Thousands of people in colourful ethnic dresses stood in long lines outside voting booths in three districts, dominated by the Maoist rebels who have given a poll boycott call, in the first of the five-phase election process.

Indian Maoists, who control vast swathes of rural India along its eastern flank, denounce elections and claim to fight for the rights of poor peasants and landless labourers.

Past elections in the eastern state, which shares a long border with Bangladesh, have been plagued by Maoist violence as well as frequent clashes between rival political groups.

“We have an unprecedented security cover and a tight vigil is being maintained at every polling booth,” Raj Kanojia, a top police officer, told Reuters by telephone. “Voting is peaceful.”

The state’s ruling leftists are fighting the main opposition Congress party, which heads the federal government.

The left parties support the Congress coalition in New Delhi but are pitted against it in the state polls where the communists are aiming to win power for the seventh straight term since 1977.

Ignoring the Maoist boycott call, voters, including many women, trickled into booths from early in the day, as security forces with automatic weapons, watched over them.

The Maoist threat meant helicopters had to be used to fly polling personnel and voting machines to several ”hyper-sensitive” areas, police said.

In the run up to the polls, senior left party leaders have been vociferous about “reviewing” their support to the Congress coalition, accusing them of selling out to the United States by signing a landmark civil nuclear energy cooperation deal.

India and the United States finalised the pact during a March visit to New Delhi by President George W. Bush.

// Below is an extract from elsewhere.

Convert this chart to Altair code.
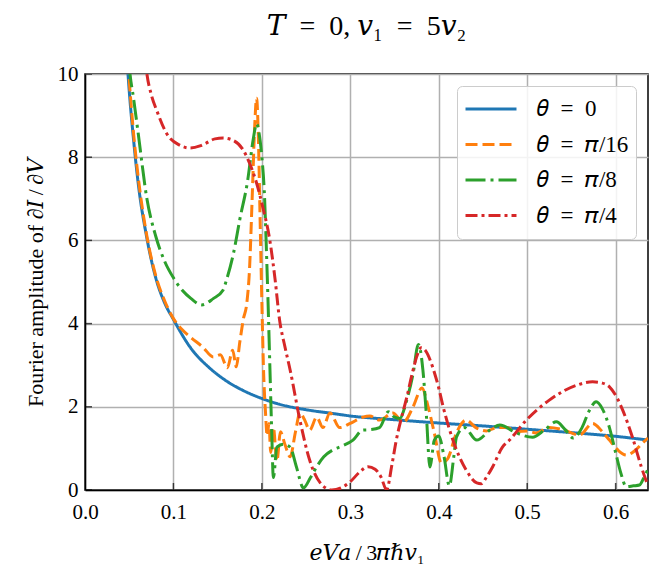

The deal has to be approved by the U.S. Congress.

The left parties have also been critical of the Congress government’s economic polices, especially its ongoing drive to privatise state firms.

However, in West Bengal, reformist Chief Minister Buddhadeb Bhattacharjee has been riding a wave of economic liberalisation and has focused more on industry and investment, leaving the opposition searching for issues.

Pre-poll surveys have so far projected a grim picture for the opposition Congress and a Hindu nationalist alliance with the left predicted to wrest 220-230 seats in the 294-seat assembly.